En el mercado compré tajalí y le dije al señor que era para orear. Pagué y:
 –Vaya y siga mostrándole a sus amigos el mercado. Yo se lo preparo para que le pueda echar bien la sal.
Eso me dijo un señor que no tenía ninguna necesidad de trabajar de más, porque su trabajo es vender un tajalí entero y eso es lo que se espera de él.
Seguí caminando entre pasillos, exhibiendo ya con evidente orgullo mis conocimientos sobre el mar, adquiridos durante este lustro en la isla.
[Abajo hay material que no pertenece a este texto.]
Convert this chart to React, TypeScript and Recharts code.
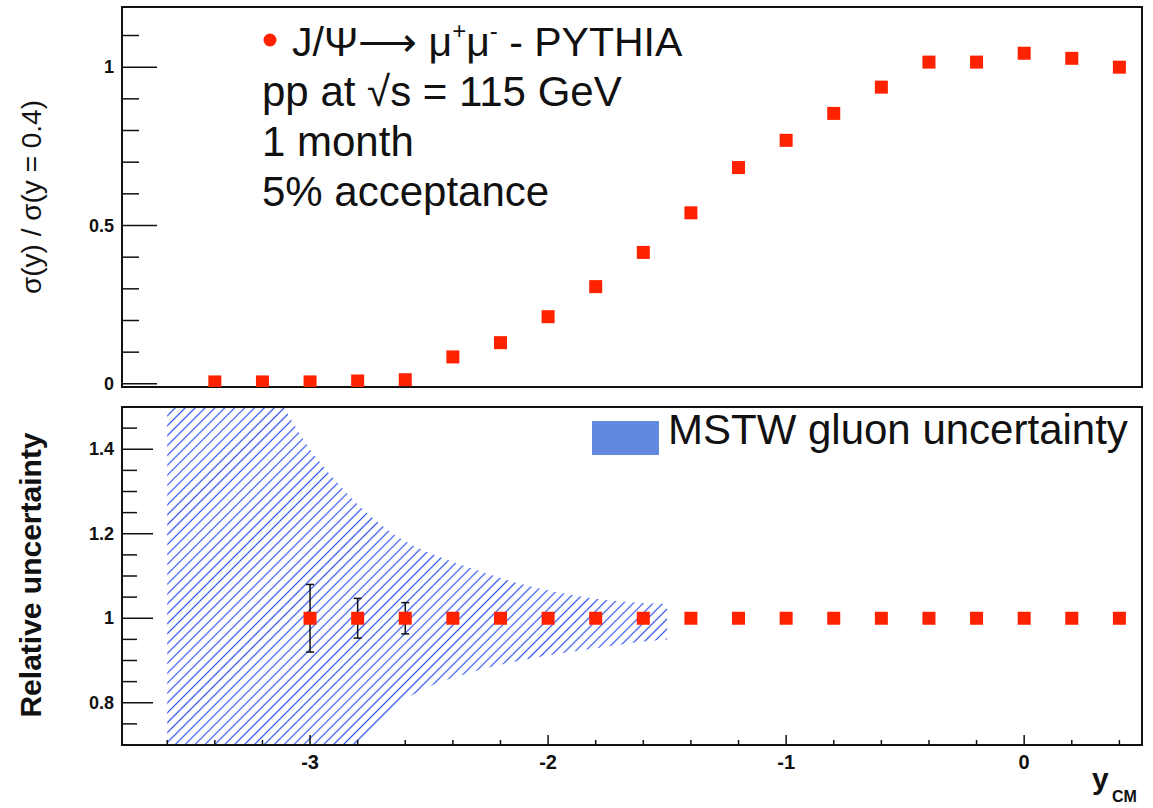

Y en ese andar nos pasó por delante una señora con su mercado. Las bolsas transparentaban y permitían intuir una docena de pomalacas. Yo, como buen guía turístico de mi troupe argentina, les expliqué la maravilla que es esa fruta. En el mercado no venden frutas, así que seguramente la señora las había comprado en otro lado. Quizás a alguien en la calle, porque la pomalaca es estacional y de patio y nunca la venden en supermercado.
Señora, ¿me regala una pomalaca, para que estos amigos argentinos la conozcan?
Y la señora me la dio. Y a mí me pareció normal pedirle comida regalada a una desconocida en el pasillo de un mercado. Y a una desconocida le pareció normal que se la pidiera. Y mis amigos argentinos no entendían nada.
Volvimos al puesto del pescador y le pregunté: ¿Cuánto le debo, señor, por arreglarme el pescado? Y él me dijo: Nada, mijo. Nómbreme un día en su programa de televisión. Y entonces mi ego sonrió, porque por primera vez en el día alguien me había reconocido.
Gente buena. Gente que da la dirección con cariño, que regala comida, que se reconoce.
No hay un día en el que no los sienta mayoría.
Gente bella los venezolanos. Y punto.